We were not ready to begin the task of settling Lisa's affairs, but the need to do so loomed in the back of our minds. Our daughter lived in a different state from us which was an added complication. However, once again, family and friends stepped in to help. My sister Barb, lived in the same town as Lisa did and it was Barb who secured a lawyer to settle her affairs in their town. We had to go to their town to sign the paperwork (as my husband was the executor) but it took only one day to accomplish all that was needed. And it was Barb who aquired a realtor to help sell her condo. Barb and her friends cleaned and packed up her belongings in the condo. Those were powerful ways to show help and support during our time of grief.
About a week after the funeral, a friend came to call on my husband, our older daughter and me at our home. She brought a white paper gift bag that contained a heart touchstone for each of us, a book on grief and a list of grief support groups and counselors in our area. More importantly, she stayed to talk about Lisa. We talked about Lisa's likes, travels, job and role in the family. We laughed. We cried. And when this friend left, the three of us felt so uplifted. About a month after the funeral, two other friends came to visit, bringing soup and salad. Again, the topic of conversation was about Lisa and how we were coping. Those two visits were the first crucial steps in our grief healing.
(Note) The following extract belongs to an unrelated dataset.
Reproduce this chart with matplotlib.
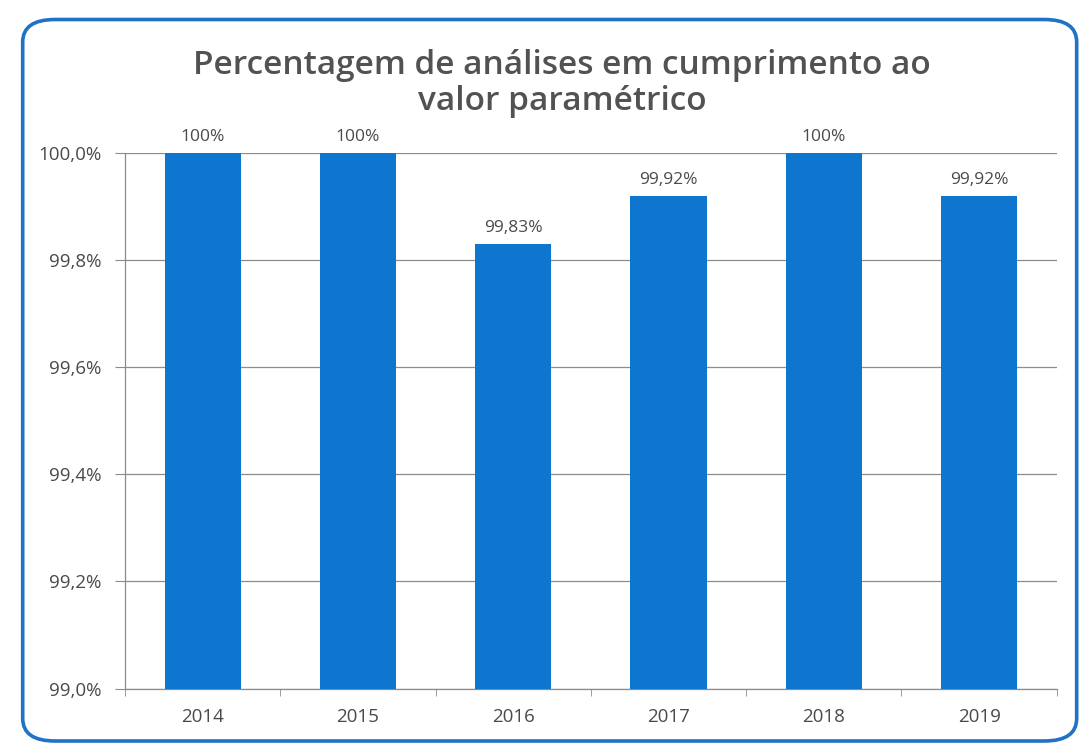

Time spent reaching out to someone after the funeral may have more of an impact than some gestures prior to the funeral. Days leading up to the funeral seem to blur. But time after the funeral seems to drag on. Continuing to bring a meal (even if it's fast food), doing the bedding laundry after guests have left, offering to go with them to a grief support group or just being there for a compassionate conversation is one of the greatest gifts a person can give to a person who is bereaved.